Question

The number of superkeys possible for the relation R(A B C D E) with {A, BC, CDE} as three candidate keys are _________.

Please EXPLAIN the solution.

Answer 1

There are three Ck : A, BC, CDE

Take Each CK alone

No. of superkeys when CK is A alone = 2⁴ (Because each remaining 4 values may or may not be in the SK, hence 2 posibilities for each)

No. of superkeys when CK is BC alone = 2³ (Because each remaining 3 values may or may not be in the SK, hence 2 posibilities for each)

No. of superkeys when CK is CDE alone = 2² (Because each remaining 2 values may or may not be in the SK, hence 2 posibilities for each)

Now, take combinations from given CK

No. of superkeys when CK is ABC = 2² (Because each remaining 2 values may or may not be in the SK, hence 2 posibilities for each)

No. of superkeys when CK is BCDE = 2¹ (Because each remaining 2 values may or may not be in the SK, hence 2 posibilities for each)

No. of superkeys when CK is ACDE = 2¹ (Because each remaining 2 values may or may not be in the SK, hence 2 posibilities for each)

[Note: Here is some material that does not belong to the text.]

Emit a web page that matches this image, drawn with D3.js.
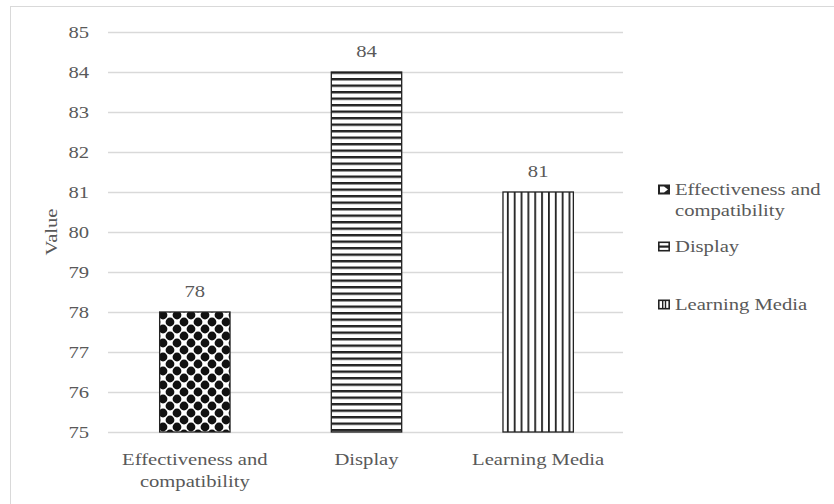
<!DOCTYPE html>
<html>
<head>
<meta charset="utf-8">
<script src="https://cdn.jsdelivr.net/npm/d3@7"></script>
<style>
  html, body { margin: 0; padding: 0; background: #fff; }
  svg { display: block; }
</style>
</head>
<body>
<svg id="chart" width="834" height="504"></svg>
<script>
// Chart data
const categories = ["Effectiveness and compatibility", "Display", "Learning Media"];
const categoryLines = [["Effectiveness and", "compatibility"], ["Display"], ["Learning Media"]];
const values = [78, 84, 81];
const yTicks = [75, 76, 77, 78, 79, 80, 81, 82, 83, 84, 85];
const legendLines = [["Effectiveness and", "compatibility"], ["Display"], ["Learning Media"]];
const patternIds = ["pat-dots", "pat-hstripe", "pat-vstripe"];

const FONT = "'Liberation Serif', Tinos, 'Times New Roman', Times, 'DejaVu Serif', serif";
const TEXT = "#595959";
const FS = 16.5;     // font size
const SX = 1.25;     // horizontal widening of the type

const svg = d3.select("#chart").attr("font-family", FONT);
const margin = { left: 108, right: 211, top: 32, bottom: 72 };
const width = 834, height = 504;

// Outer frame
svg.append("rect")
  .attr("x", 10.5).attr("y", 6.5)
  .attr("width", 840).attr("height", 510)
  .attr("fill", "none").attr("stroke", "#d9d9d9").attr("stroke-width", 1);

// Fill patterns
const defs = svg.append("defs");
const pDots = defs.append("pattern").attr("id", "pat-dots")
  .attr("patternUnits", "userSpaceOnUse").attr("width", 14).attr("height", 14)
  .attr("x", 2).attr("y", 0);
pDots.append("rect").attr("width", 14).attr("height", 14).attr("fill", "#fff");
[[0,0],[14,0],[0,14],[14,14],[7,7]].forEach(([cx, cy]) => {
  pDots.append("circle").attr("cx", cx).attr("cy", cy).attr("r", 4.4).attr("fill", "#111");
});

const pH = defs.append("pattern").attr("id", "pat-hstripe")
  .attr("patternUnits", "userSpaceOnUse").attr("width", 8).attr("height", 6.5);
pH.append("rect").attr("width", 8).attr("height", 6.5).attr("fill", "#fff");
pH.append("rect").attr("y", 0).attr("width", 8).attr("height", 2.4).attr("fill", "#222");

const pV = defs.append("pattern").attr("id", "pat-vstripe")
  .attr("patternUnits", "userSpaceOnUse").attr("width", 6.85).attr("height", 8);
pV.append("rect").attr("width", 6.85).attr("height", 8).attr("fill", "#fff");
pV.append("rect").attr("x", 0).attr("width", 1.8).attr("height", 8).attr("fill", "#222");

// Scales
const x = d3.scaleBand()
  .domain(categories)
  .range([margin.left + 1, width - margin.right + 1])
  .paddingInner(0.59).paddingOuter(0.295);
const y = d3.scaleLinear()
  .domain([75, 85])
  .range([height - margin.bottom, margin.top]);

// Text placed at (tx, ty) and widened horizontally in its own frame
function label(parent, tx, ty, lines, opts = {}) {
  const t = parent.append("text")
    .attr("transform", `translate(${tx},${ty})${opts.rotate ? ` rotate(${opts.rotate})` : ""} scale(${SX},1)`)
    .attr("text-anchor", opts.anchor || "middle")
    .attr("font-size", FS).attr("fill", TEXT);
  lines.forEach((line, j) => {
    t.append("tspan").attr("x", 0).attr("dy", j === 0 ? 0 : (opts.lineGap || 23)).text(line);
  });
  return t;
}

// Gridlines
svg.append("g").selectAll("line").data(yTicks).join("line")
  .attr("x1", margin.left).attr("x2", width - margin.right)
  .attr("y1", d => Math.round(y(d)) + 0.5).attr("y2", d => Math.round(y(d)) + 0.5)
  .attr("stroke", "#d9d9d9").attr("stroke-width", 1.3);

// Y axis labels
const yAxis = d3.axisLeft(y).tickValues(yTicks).tickSize(0).tickPadding(19);
const gy = svg.append("g").attr("transform", `translate(${margin.left},0)`).call(yAxis)
  .attr("font-family", FONT).attr("font-size", FS);
gy.select(".domain").remove();
gy.selectAll("text")
  .attr("fill", TEXT)
  .attr("x", -19 / SX)
  .attr("transform", `scale(${SX},1)`);

// Y axis title
label(svg, 57, (y(75) + y(85)) / 2, ["Value"], { rotate: -90 });

// Bars
svg.append("g").selectAll("rect").data(categories).join("rect")
  .attr("x", d => x(d))
  .attr("y", (d, i) => y(values[i]))
  .attr("width", x.bandwidth())
  .attr("height", (d, i) => y(75) - y(values[i]))
  .attr("fill", (d, i) => `url(#${patternIds[i]})`)
  .attr("stroke", "#222").attr("stroke-width", 1.3);

// Value labels
const vl = svg.append("g");
categories.forEach((c, i) => {
  label(vl, x(c) + x.bandwidth() / 2, y(values[i]) - 15.5, [String(values[i])]);
});

// X category labels
const xl = svg.append("g");
categories.forEach((c, i) => {
  label(xl, x(c) + x.bandwidth() / 2, 464.5, categoryLines[i], { lineGap: 23 });
});

// Legend
const legendY = [195, 252, 310];
const legend = svg.append("g");
legendLines.forEach((lines, i) => {
  const b = legendY[i];
  const ix = 658, iy = b - 10.5, iw = 12, ih = 10;
  if (i === 0) {
    legend.append("rect").attr("x", ix).attr("y", iy).attr("width", iw).attr("height", ih).attr("fill", "#222");
    legend.append("path")
      .attr("d", `M${ix + 2},${iy + 2} L${ix + 6},${iy + 2} L${ix + 10},${iy + 5} L${ix + 6},${iy + 8} L${ix + 2},${iy + 8} Z`)
      .attr("fill", "#fff");
  } else {
    legend.append("rect").attr("x", ix + 0.8).attr("y", iy + 0.8).attr("width", iw - 1.6).attr("height", ih - 1.6)
      .attr("fill", "#fff").attr("stroke", "#222").attr("stroke-width", 1.6);
    if (i === 1) {
      legend.append("rect").attr("x", ix + 1).attr("y", iy + 4).attr("width", iw - 2).attr("height", 2.2).attr("fill", "#222");
    } else {
      legend.append("rect").attr("x", ix + 4).attr("y", iy + 1).attr("width", 1.4).attr("height", ih - 2).attr("fill", "#222");
      legend.append("rect").attr("x", ix + 6.8).attr("y", iy + 1).attr("width", 1.4).attr("height", ih - 2).attr("fill", "#222");
    }
  }
  label(legend, 675, b, lines, { anchor: "start", lineGap: 21 });
});
</script>
</body>
</html>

Now, take all three CK together

No. of superkeys when CK is ABCDE = 2⁰ (Because each remaining 2 values may or may not be in the SK, hence 2 posibilities for each)

Hence total SK = 2⁴ + 2³ + 2² - 2² - 2¹ - 2¹ + 2⁰ = 16 + 8 + 4 - (4+2+2) + 1 = 28 - 8 + 1 = 21

Hence total super keys are 21

Answer 2

using inclusion exclusion principle

no of superkeys :

2^4 +2^3 +2^2 - 2^2 -2^1 -2^1 +2^0

=21